In November 2015 the company, formerly known as Cockatoo Coal Ltd, went into voluntary administration and the mine which is 210km west of Gladstone was placed on care and maintenance in February 2016.

More than 70 people lost their jobs.

However the company came out of voluntary administration in May 2016, Daniel Gall was appointed the new chief financial officer on December 1 and a new chief executive officer, Daniel Garland, will take the reigns on January 30.

Mining is likely to recommence in June 2017.

According to the Queensland Government, stage one of the Baralaba underground coal northern expansion project will create 200 jobs during construction and 400 jobs during operations.

"This project is one of the many green shoots that are continuing to appear in Queensland as our resources sector rebuilds, attracting economic investment to our regions and creating jobs for Queenslanders," a spokesperson for the minister for mines said.

"This reflects a global confidence returning, and a global push for development in the resources sector."

Closer to home, 350 construction jobs could be on offer once QCoal and JFE Steel receive approvals for the $1.76b joint venture Byerwen Coal project, about 20km west of Glenden.

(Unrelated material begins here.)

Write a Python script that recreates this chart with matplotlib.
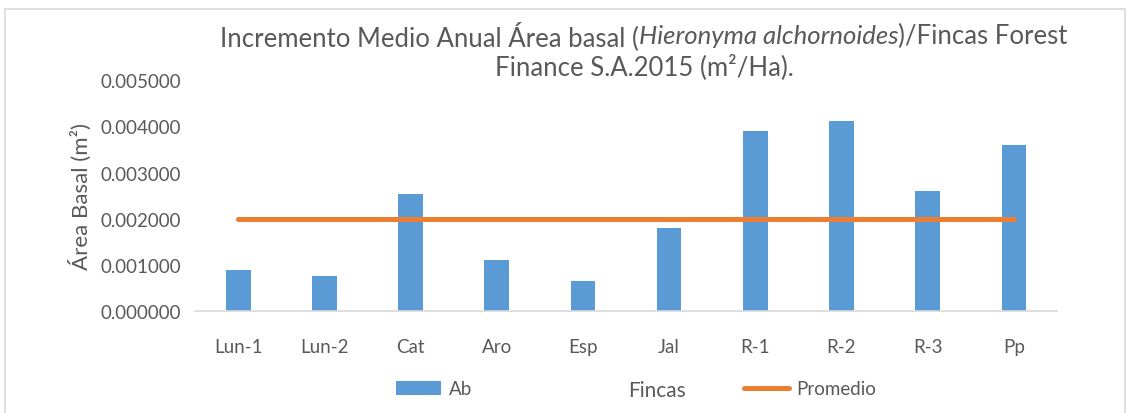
import matplotlib
matplotlib.use("Agg")
import matplotlib.pyplot as plt
from matplotlib.patches import Patch, Rectangle
from matplotlib.lines import Line2D

fincas = ["Lun-1", "Lun-2", "Cat", "Aro", "Esp", "Jal", "R-1", "R-2", "R-3", "Pp"]
ab = [0.000896, 0.000760, 0.002530, 0.001100, 0.000650, 0.001800,
      0.003910, 0.004120, 0.002600, 0.003600]
promedio = [0.002] * len(fincas)
yticks = [0.0, 0.001, 0.002, 0.003, 0.004, 0.005]

blue = "#5B9BD5"
orange = "#ED7D31"
txt = "#595959"

plt.rcParams['font.family'] = ['Lato', 'DejaVu Sans']

fig = plt.figure(figsize=(11.28, 4.14), dpi=100)
ax = fig.add_axes([0.173, 0.246, 0.764, 0.558])

x = list(range(len(fincas)))
ax.bar(x, ab, width=0.285, color=blue, zorder=2)
ax.plot(x, promedio, color=orange, lw=3.6, solid_capstyle='round', zorder=3)

ax.set_xlim(-0.5, len(fincas) - 0.5)
ax.set_ylim(0, 0.005)
ax.set_yticks(yticks)
ax.set_yticklabels([f"{v:.6f}" for v in yticks])
ax.set_xticks(x)
ax.set_xticklabels(fincas)
ax.tick_params(length=0, labelsize=13.5, colors=txt)
ax.tick_params(axis='y', pad=10)
ax.tick_params(axis='x', pad=19)

for s in ["top", "right", "left"]:
    ax.spines[s].set_visible(False)
ax.spines["bottom"].set_color("#D9D9D9")
ax.spines["bottom"].set_linewidth(1.2)

ax.set_ylabel("Área Basal (m²)", fontsize=16, color=txt, labelpad=6)
ax.set_xlabel("Fincas", fontsize=15, color=txt)
ax.xaxis.set_label_coords(0.536, -0.30)

# title line 1 built piecewise so the species name is italic
fig.canvas.draw()
renderer = fig.canvas.get_renderer()
line1 = [("Incremento Medio Anual Área basal (", "normal"),
         ("Hieronyma alchornoides", "italic"),
         (")/Fincas Forest", "normal")]
pieces = []
total = 0
for s, st in line1:
    t = fig.text(0, 0.912, s, fontsize=18.5, color=txt, style=st, ha='left', va='center')
    w = t.get_window_extent(renderer).width
    pieces.append((t, w))
    total += w
xpos = 644 - total / 2
for t, w in pieces:
    t.set_x(xpos / 1128)
    xpos += w
fig.text(644 / 1128, 0.838, "Finance S.A.2015 (m²/Ha).", fontsize=18.5, color=txt,
         ha='center', va='center')

handles = [Patch(facecolor=blue, edgecolor='none'),
           Line2D([0], [0], color=orange, lw=3.6, solid_capstyle='round')]
fig.legend(handles, ["Ab", "Promedio"], loc='center', bbox_to_anchor=(0.564, 0.058),
           ncol=2, frameon=False, fontsize=13.5, labelcolor=txt, columnspacing=14.5,
           handlelength=2.4, handleheight=0.75, handletextpad=0.4)

fig.patches.append(Rectangle((0.004, -0.01), 0.993, 0.985, transform=fig.transFigure,
                             fill=False, edgecolor="#D9D9D9", lw=1.2))

fig.savefig("out.png", dpi=100)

Once operational, 545 jobs are expected.

While early stage construction has started, no time frame has been announced for its opening. It needs seven mining leases and three require the finalisation of Land Court proceedings before they can secure approval.

All three are believed to stem from compensation claims from an impacted landowner.

Once operational, the open cut mine is expected to produce 10 million tonnes of coal a year.